The OECD’s recently released flagship annual forecast foresees “a significant slowdown” for the global economy in 2023, decreasing to 2.2%, and then a “little bit of a rebound in 2024” to about 2.7%. For the United States economy, which has been relatively sheltered from the crisis up until now, the outlook is even more grim. The OECD projects that the U.S. economy will grow by just 1.8% this year (compared to 2.2% for the global economy), and a paltry 0.5% next year before ‘recovering’ slightly to achieve a lackluster 1% growth in 2024. We’re clearly headed toward a “brutal economic squeeze” that will be a major stress test for Europe, its allies, and its enemies. 
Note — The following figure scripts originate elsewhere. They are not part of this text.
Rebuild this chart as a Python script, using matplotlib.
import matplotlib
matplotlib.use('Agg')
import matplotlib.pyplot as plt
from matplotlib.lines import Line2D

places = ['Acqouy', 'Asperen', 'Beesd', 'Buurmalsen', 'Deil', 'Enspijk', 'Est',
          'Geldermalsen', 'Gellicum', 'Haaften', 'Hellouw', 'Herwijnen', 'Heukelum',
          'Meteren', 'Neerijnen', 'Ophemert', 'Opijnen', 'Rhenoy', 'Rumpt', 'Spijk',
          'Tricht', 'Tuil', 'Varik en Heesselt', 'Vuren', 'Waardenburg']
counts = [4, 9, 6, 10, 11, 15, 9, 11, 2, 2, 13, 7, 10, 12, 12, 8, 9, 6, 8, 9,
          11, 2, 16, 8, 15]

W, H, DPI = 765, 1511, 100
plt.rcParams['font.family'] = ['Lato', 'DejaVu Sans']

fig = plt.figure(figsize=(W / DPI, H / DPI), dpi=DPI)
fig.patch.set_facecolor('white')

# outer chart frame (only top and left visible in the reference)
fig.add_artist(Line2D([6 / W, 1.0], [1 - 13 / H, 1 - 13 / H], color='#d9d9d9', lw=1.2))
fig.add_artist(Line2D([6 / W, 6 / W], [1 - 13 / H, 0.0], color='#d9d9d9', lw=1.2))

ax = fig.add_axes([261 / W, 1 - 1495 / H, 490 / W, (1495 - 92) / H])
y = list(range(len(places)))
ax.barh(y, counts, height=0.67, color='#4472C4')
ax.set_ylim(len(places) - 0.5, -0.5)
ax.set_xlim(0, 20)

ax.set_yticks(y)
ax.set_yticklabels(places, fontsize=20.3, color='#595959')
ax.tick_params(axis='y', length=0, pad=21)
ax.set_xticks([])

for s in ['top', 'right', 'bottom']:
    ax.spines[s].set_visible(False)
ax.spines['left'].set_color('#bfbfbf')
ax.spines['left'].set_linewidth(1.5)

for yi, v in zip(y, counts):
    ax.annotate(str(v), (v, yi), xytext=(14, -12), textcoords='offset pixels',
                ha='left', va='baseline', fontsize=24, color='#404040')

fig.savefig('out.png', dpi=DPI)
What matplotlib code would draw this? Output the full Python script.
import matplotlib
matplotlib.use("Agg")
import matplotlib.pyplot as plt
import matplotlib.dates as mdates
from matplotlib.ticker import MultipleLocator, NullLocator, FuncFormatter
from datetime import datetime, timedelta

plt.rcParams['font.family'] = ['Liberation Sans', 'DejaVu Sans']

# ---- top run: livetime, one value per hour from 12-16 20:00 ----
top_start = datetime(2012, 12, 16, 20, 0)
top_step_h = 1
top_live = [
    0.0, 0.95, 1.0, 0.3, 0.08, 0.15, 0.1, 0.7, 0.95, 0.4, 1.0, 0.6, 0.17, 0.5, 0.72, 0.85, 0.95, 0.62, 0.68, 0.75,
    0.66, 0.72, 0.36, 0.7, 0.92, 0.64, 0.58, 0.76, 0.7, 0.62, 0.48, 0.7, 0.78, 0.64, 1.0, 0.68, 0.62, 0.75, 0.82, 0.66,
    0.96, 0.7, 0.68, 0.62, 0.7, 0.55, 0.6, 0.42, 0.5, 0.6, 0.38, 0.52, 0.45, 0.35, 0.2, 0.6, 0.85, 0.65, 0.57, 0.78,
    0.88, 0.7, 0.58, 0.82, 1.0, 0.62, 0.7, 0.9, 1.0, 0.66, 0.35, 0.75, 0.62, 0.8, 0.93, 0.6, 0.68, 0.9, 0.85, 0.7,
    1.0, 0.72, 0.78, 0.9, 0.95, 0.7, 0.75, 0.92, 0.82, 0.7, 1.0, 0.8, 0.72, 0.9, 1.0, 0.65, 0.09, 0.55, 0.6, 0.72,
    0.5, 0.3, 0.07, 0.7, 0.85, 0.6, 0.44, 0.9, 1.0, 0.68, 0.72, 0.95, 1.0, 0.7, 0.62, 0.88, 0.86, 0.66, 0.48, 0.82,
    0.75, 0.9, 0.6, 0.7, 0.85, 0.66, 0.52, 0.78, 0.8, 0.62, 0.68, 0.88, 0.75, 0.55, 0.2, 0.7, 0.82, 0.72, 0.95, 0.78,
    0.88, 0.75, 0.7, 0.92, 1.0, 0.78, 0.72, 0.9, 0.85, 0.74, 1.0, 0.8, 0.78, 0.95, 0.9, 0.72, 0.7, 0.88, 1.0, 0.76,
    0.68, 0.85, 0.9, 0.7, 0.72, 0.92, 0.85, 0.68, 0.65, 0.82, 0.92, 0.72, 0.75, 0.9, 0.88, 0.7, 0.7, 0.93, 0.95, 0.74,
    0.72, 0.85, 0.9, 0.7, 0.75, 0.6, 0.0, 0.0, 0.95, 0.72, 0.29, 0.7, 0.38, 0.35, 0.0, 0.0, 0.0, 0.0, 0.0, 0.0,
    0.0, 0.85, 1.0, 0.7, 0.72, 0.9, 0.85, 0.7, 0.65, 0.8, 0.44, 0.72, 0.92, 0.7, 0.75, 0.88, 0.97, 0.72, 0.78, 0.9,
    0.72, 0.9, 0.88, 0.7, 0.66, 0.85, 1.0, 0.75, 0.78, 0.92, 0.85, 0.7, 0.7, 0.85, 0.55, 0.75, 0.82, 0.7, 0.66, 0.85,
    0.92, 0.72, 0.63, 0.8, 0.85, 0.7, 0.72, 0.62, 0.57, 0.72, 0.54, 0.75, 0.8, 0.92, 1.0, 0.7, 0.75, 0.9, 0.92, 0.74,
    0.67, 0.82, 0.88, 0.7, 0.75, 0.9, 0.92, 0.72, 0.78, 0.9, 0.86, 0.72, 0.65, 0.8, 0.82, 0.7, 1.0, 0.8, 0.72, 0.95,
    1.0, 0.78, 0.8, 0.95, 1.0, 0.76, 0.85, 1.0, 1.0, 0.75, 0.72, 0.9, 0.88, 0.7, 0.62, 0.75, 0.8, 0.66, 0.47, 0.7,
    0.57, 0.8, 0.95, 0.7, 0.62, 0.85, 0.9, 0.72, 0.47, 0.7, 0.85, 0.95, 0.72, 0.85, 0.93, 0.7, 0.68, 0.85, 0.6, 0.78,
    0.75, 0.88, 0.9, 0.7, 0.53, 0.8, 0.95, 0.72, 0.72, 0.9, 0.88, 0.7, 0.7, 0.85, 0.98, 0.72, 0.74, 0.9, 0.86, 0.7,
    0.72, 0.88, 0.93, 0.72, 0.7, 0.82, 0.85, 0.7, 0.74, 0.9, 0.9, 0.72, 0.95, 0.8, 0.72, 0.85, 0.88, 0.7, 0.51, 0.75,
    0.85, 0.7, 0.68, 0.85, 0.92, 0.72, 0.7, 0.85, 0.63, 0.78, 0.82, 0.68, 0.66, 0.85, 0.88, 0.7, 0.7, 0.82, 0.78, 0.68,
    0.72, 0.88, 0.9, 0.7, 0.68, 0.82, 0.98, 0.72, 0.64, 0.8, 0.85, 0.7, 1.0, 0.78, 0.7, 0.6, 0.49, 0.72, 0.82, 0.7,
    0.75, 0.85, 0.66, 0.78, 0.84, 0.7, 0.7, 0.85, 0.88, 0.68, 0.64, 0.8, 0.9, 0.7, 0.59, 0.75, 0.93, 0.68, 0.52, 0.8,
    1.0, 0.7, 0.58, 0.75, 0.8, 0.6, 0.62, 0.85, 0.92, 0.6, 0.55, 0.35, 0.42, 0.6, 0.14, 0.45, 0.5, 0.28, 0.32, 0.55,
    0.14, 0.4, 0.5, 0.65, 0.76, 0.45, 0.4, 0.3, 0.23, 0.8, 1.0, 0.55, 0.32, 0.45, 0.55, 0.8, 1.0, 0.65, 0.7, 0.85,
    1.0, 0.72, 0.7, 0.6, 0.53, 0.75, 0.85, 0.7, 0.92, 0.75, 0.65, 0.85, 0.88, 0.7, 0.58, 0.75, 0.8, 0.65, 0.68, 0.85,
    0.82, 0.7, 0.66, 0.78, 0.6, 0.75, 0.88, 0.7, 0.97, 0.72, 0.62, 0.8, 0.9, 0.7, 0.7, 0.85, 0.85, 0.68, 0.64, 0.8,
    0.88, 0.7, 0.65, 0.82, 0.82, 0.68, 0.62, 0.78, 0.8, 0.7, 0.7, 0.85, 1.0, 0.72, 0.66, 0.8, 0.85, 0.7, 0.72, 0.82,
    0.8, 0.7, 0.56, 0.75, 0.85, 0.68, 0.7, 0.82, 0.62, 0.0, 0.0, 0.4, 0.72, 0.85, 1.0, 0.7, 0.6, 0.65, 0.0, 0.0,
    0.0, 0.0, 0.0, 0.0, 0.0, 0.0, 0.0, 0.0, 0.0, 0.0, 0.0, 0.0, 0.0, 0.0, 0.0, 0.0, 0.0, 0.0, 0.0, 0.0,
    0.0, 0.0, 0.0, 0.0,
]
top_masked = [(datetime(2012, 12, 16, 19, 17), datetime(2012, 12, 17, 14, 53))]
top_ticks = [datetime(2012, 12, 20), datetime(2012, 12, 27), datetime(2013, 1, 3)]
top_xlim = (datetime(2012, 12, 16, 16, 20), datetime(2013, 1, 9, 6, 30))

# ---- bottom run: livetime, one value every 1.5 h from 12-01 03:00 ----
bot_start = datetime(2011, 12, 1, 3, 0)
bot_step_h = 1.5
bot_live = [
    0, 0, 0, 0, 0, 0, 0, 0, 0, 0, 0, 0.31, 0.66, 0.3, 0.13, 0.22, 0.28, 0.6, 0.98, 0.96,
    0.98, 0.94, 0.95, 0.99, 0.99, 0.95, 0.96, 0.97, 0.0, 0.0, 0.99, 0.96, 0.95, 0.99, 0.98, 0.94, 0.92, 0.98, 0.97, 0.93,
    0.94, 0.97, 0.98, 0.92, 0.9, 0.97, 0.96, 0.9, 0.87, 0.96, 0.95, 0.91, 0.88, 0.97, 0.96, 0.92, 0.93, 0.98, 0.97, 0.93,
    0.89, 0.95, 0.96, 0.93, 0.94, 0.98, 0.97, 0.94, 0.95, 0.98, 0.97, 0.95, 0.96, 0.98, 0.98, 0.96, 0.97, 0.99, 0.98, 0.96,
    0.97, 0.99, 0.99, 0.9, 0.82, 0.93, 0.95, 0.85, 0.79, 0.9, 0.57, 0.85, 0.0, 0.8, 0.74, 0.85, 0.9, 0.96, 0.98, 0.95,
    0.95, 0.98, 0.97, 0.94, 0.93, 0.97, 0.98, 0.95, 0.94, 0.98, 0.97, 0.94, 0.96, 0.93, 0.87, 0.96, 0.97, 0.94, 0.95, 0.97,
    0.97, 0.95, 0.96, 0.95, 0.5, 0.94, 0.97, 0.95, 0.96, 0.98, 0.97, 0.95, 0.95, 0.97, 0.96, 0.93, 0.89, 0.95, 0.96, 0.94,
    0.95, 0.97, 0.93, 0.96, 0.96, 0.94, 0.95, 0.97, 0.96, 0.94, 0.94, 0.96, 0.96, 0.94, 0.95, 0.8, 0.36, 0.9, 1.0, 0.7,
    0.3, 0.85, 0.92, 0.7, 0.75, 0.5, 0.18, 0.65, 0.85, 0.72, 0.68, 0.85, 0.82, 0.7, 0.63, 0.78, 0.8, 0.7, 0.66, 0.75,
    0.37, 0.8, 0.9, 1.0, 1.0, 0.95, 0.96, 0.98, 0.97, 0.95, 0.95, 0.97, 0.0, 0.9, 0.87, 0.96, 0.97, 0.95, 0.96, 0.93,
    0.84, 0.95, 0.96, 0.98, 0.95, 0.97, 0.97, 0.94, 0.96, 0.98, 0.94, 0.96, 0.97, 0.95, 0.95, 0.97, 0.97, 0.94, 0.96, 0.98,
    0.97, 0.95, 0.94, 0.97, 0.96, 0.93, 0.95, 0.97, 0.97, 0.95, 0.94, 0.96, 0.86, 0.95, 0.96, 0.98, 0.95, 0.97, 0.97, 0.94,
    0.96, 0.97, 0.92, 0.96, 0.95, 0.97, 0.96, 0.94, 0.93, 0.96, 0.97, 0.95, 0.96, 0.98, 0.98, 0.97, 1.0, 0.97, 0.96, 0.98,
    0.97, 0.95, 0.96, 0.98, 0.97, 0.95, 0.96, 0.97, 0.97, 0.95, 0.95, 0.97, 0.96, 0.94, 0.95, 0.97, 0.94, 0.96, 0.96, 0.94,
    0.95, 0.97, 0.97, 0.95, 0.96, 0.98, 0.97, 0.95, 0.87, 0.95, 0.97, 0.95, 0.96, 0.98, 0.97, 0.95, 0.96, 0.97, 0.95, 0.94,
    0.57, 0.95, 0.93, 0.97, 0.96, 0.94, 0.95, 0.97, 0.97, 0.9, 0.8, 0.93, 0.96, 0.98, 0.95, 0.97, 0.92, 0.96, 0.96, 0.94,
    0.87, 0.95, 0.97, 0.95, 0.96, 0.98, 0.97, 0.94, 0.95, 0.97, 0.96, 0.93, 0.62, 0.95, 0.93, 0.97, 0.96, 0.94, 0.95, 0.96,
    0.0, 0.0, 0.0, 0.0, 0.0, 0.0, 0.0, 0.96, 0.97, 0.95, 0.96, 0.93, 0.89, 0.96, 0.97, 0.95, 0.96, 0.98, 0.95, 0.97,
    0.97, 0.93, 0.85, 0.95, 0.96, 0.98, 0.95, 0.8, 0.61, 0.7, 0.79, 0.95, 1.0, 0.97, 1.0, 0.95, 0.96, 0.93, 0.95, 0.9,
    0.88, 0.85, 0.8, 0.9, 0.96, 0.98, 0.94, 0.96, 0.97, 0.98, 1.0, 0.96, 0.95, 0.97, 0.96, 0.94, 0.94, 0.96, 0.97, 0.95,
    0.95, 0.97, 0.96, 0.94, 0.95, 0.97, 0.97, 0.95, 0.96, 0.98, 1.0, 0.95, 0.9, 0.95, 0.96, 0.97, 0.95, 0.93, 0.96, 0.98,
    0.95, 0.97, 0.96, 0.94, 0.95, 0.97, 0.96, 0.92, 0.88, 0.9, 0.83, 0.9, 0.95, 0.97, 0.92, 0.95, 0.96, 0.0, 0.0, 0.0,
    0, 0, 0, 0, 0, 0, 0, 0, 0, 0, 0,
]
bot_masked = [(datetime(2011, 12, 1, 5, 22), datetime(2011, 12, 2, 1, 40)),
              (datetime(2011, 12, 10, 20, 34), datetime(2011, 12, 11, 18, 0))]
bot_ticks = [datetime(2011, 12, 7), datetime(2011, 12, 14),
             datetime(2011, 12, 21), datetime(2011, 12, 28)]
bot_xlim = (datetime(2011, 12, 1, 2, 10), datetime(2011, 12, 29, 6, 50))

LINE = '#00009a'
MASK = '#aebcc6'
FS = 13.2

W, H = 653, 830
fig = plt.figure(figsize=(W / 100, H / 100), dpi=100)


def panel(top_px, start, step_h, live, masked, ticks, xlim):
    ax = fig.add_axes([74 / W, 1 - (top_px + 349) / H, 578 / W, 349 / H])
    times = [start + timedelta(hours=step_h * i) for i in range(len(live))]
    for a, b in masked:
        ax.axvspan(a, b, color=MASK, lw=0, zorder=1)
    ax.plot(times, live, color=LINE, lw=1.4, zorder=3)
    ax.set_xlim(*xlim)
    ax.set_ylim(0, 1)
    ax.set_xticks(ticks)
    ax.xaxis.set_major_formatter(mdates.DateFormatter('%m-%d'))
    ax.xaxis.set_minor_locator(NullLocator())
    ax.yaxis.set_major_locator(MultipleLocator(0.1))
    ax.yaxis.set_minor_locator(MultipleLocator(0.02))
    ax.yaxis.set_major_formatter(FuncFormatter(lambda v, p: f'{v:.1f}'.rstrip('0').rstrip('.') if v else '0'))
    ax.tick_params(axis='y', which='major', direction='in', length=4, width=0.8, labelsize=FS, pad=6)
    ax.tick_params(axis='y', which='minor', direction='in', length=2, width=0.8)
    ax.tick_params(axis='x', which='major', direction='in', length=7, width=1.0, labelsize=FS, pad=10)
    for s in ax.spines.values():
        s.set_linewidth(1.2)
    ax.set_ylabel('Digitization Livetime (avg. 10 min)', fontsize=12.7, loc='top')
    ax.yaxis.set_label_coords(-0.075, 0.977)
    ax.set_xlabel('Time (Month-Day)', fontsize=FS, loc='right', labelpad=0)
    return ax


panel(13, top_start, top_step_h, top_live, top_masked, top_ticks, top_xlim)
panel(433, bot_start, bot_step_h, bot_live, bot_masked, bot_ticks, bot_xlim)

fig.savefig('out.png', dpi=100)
“There is a growing fear that the recasting of the global energy system, American economic populism and geopolitical rifts threaten the long-run competitiveness of the European Union and non-members, including Britain,” the Economist reports of the enduring effects of the crisis. “It is not just the continent’s prosperity that is at risk, the health of the transatlantic alliance is, too.” Many European leaders have sharply criticized the United States’ protectionist and nationalist energy strategies, including the recent Inflation Reduction Act, which earmarks $400 billion in incentives for U.S.-made energy, manufacturing and transport. 

The current crisis has thrown Europe’s economic vulnerabilities into stark relief. A long-held reliance on cheap fossil fuels from a volatile and aggressive authoritarian turned out to be a dangerous dynamic, unsurprisingly. But the move away from Russian influence is already pushing many nations further into China’s arms, risking the same kind of vulnerabilities and future energy shocks should that nation decide to wield its power over the numerous rare Earth minerals and other clean energy supply chains that it controls almost entirely. The West has allowed China to out-compete and out-innovate them in terms of clean energy technology, and transitioning to clean energy cheaply will be all but impossible in the near term without cozying up to Beijing.

As both the United States and China circle the wagons and lean into protectionist, domestic-first policies, the Economist notes that Europe, “with its quaint insistence on upholding World Trade Organisation rules on free trade, looks like a sucker.”